Objectif Cinéma (c) D.R.

Mais dans le film, on suit en particulier un personnage, Gallo, qui joue à peu près son rôle, c'est-à-dire que c'est un clochard, il fait la manche dans la rue. Il n'était jamais allé à Santiago : les Cubains ne voyagent pas beaucoup et, d'une certaine façon, il a découvert l'île grâce à ce film-là. C'est un amateur à proprement parler, il a un répertoire important, il doit connaître 300 ou 400 titres qu'il chante pour gagner trois sous ou pour qu'on lui paye un verre de rhum. Il ne connaît pas vraiment le milieu des musiciens, il est très à part, et il est même considéré comme un pauvre type par les musiciens professionnels. Il n'a pas vraiment d'existence, parce qu'il y a finalement peu de chanteurs à guitare à Cuba.

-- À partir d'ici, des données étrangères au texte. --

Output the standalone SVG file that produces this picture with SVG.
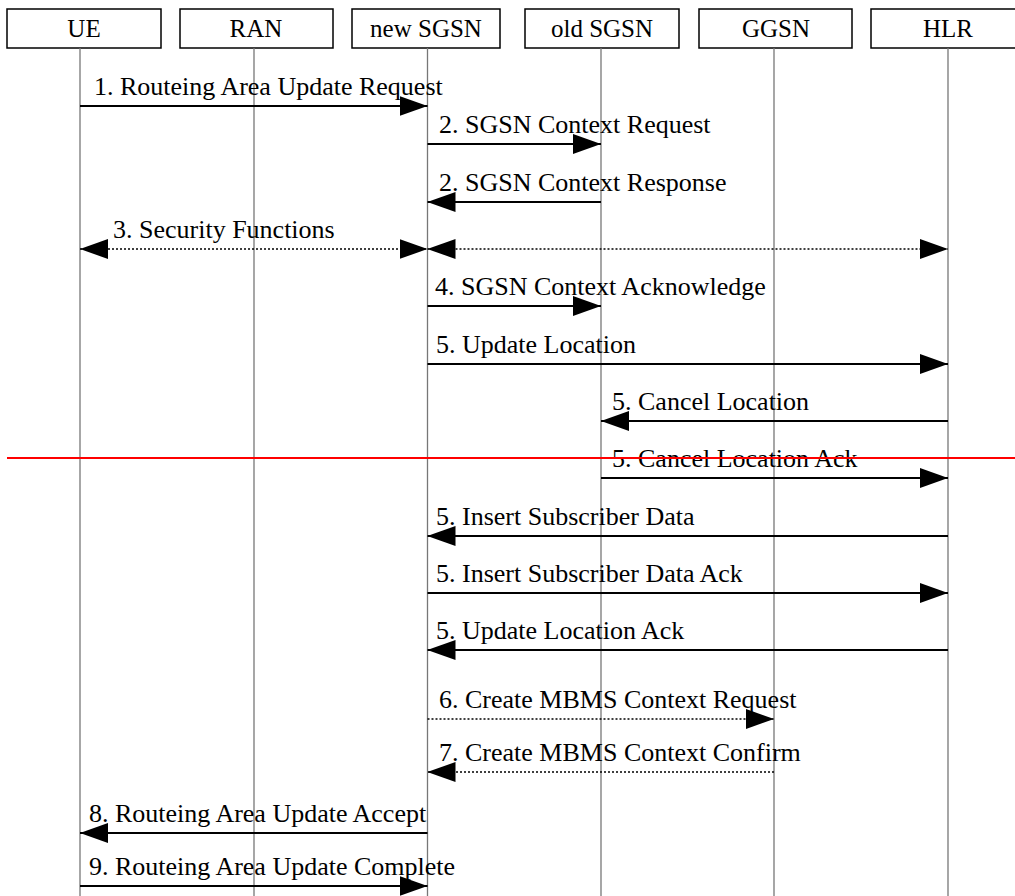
<svg xmlns="http://www.w3.org/2000/svg" width="1015" height="896" viewBox="0 0 1015 896">
<style>
.box{fill:#fff;stroke:#000;stroke-width:1.5}
.life{stroke:#777;stroke-width:1.3}
.hdr{font-family:"Liberation Serif","Times New Roman",serif;font-size:25px;text-anchor:middle;fill:#000}
.lbl{font-family:"Liberation Serif","Times New Roman",serif;font-size:26px;fill:#000}
.msg{stroke:#000;stroke-width:2;fill:none;marker-end:url(#ah)}
.dot{stroke:#000;stroke-width:1.5;stroke-dasharray:2 2;fill:none;marker-end:url(#ah)}
.both{marker-start:url(#ah)}
</style>
<defs>
<marker id="ah" markerUnits="userSpaceOnUse" markerWidth="28" markerHeight="20" refX="28" refY="10" orient="auto-start-reverse">
<path d="M0,0 L28,10 L0,20 z" fill="#000"/>
</marker>
</defs>
<rect width="1015" height="896" fill="#fff"/>
<g id="UE"><rect class="box" x="7" y="9" width="154" height="39"/><text class="hdr" x="84" y="37">UE</text><line class="life" x1="80" y1="48" x2="80" y2="896"/></g>
<g id="RAN"><rect class="box" x="180" y="9" width="153" height="39"/><text class="hdr" x="256" y="37">RAN</text><line class="life" x1="254" y1="48" x2="254" y2="896"/></g>
<g id="newSGSN"><rect class="box" x="352" y="9" width="148" height="39"/><text class="hdr" x="426" y="37">new SGSN</text><line class="life" x1="427.5" y1="48" x2="427.5" y2="896"/></g>
<g id="oldSGSN"><rect class="box" x="525" y="9" width="154" height="39"/><text class="hdr" x="602" y="37">old SGSN</text><line class="life" x1="601" y1="48" x2="601" y2="896"/></g>
<g id="GGSN"><rect class="box" x="699" y="9" width="153" height="39"/><text class="hdr" x="776" y="37">GGSN</text><line class="life" x1="774" y1="48" x2="774" y2="896"/></g>
<g id="HLR"><rect class="box" x="871" y="9" width="160" height="39"/><text class="hdr" x="948" y="37">HLR</text><line class="life" x1="948" y1="48" x2="948" y2="896"/></g>
<g id="connectors">
<line class="msg" x1="80" y1="106" x2="427.5" y2="106"/>
<line class="msg" x1="427.5" y1="144" x2="601" y2="144"/>
<line class="msg" x1="601" y1="202" x2="427.5" y2="202"/>
<line class="dot both" x1="80" y1="249" x2="427.5" y2="249"/>
<line class="dot both" x1="427.5" y1="249" x2="948" y2="249"/>
<line class="msg" x1="427.5" y1="306" x2="601" y2="306"/>
<line class="msg" x1="427.5" y1="364" x2="948" y2="364"/>
<line class="msg" x1="948" y1="421" x2="601" y2="421"/>
<line class="msg" x1="601" y1="478" x2="948" y2="478"/>
<line class="msg" x1="948" y1="536" x2="427.5" y2="536"/>
<line class="msg" x1="427.5" y1="593" x2="948" y2="593"/>
<line class="msg" x1="948" y1="650" x2="427.5" y2="650"/>
<line class="dot" x1="427.5" y1="719" x2="774" y2="719"/>
<line class="dot" x1="774" y1="772" x2="427.5" y2="772"/>
<line class="msg" x1="427.5" y1="833" x2="80" y2="833"/>
<line class="msg" x1="80" y1="886" x2="427.5" y2="886"/>
</g>
<g id="labels">
<text class="lbl" x="94" y="95">1. Routeing Area Update Request</text>
<text class="lbl" x="439" y="133">2. SGSN Context Request</text>
<text class="lbl" x="439" y="191">2. SGSN Context Response</text>
<text class="lbl" x="113" y="238">3. Security Functions</text>
<text class="lbl" x="435" y="295">4. SGSN Context Acknowledge</text>
<text class="lbl" x="436" y="353">5. Update Location</text>
<text class="lbl" x="612" y="410">5. Cancel Location</text>
<text class="lbl" x="612" y="467">5. Cancel Location Ack</text>
<text class="lbl" x="436" y="525">5. Insert Subscriber Data</text>
<text class="lbl" x="436" y="582">5. Insert Subscriber Data Ack</text>
<text class="lbl" x="436" y="639">5. Update Location Ack</text>
<text class="lbl" x="439" y="708">6. Create MBMS Context Request</text>
<text class="lbl" x="439" y="761">7. Create MBMS Context Confirm</text>
<text class="lbl" x="89" y="822">8. Routeing Area Update Accept</text>
<text class="lbl" x="89" y="875">9. Routeing Area Update Complete</text>
</g>
<line id="redline" x1="7" y1="458" x2="1015" y2="458" stroke="#f00" stroke-width="2"/>
</svg>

On l'a pris avec nous, on s'est dit qu'on allait l'emmener deux trois jours jusqu'à la ville suivante et qu'après, on lui paierait le train ou le taxi pour revenir mais, petit à petit, il est resté avec nous. Il n'avait pas de vêtements, pas de valise évidemment : il a fallu qu'on l'habille, qu'on lui achète des fringues, ce qui fait d'ailleurs qu'il a toujours le même costume, même si on n'avait pas acheté ça pour le tournage. On ne pouvait pas s'en séparer, même s'il n'était pas particulièrement quelqu'un de marrant ou quoi que ce soit : il était juste là, sympa, il nous suivait, et donc on l'a gardé avec nous. Le preneur de son, Michel Brethez, s'escrimait pour essayer de sortir quelque chose de sa guitare, mais sa guitare était pourrie, c'était une catastrophe, elle se désaccordait en trois minutes, c'était n'importe quoi, une casserole totale. Gallo s'était plus ou moins cogné et battu avec, elle était scotchée et rafistolée de partout. Mais Karim aimait le filmer, parce qu'il y avait dans son regard quelque chose de vraiment tragique et il nous donnait une image assez juste de ce qu'est la Havane. Du coup, quand on est arrivé à Santiago, je suis allé voir un luthier que je connaissais pour lui demander s'il pouvait fabriquer une guitare. Il était d'accord, mais pour faire une guitare, il faut quand même pas loin d'un mois de boulot si on ne fait que ça, d'autant plus qu'on ne trouve pas facilement les ingrédients, les espèces de bois différentes, les cordes, etc. On était là à Santiago pour une semaine au départ, on était en pleine balade, en plein voyage, mais du coup, on est resté à Santiago le temps que la guitare se fasse, et on est donc resté beaucoup plus longtemps que prévu, même si le luthier a travaillé vite puisqu'il a terminé la guitare en vingt jours.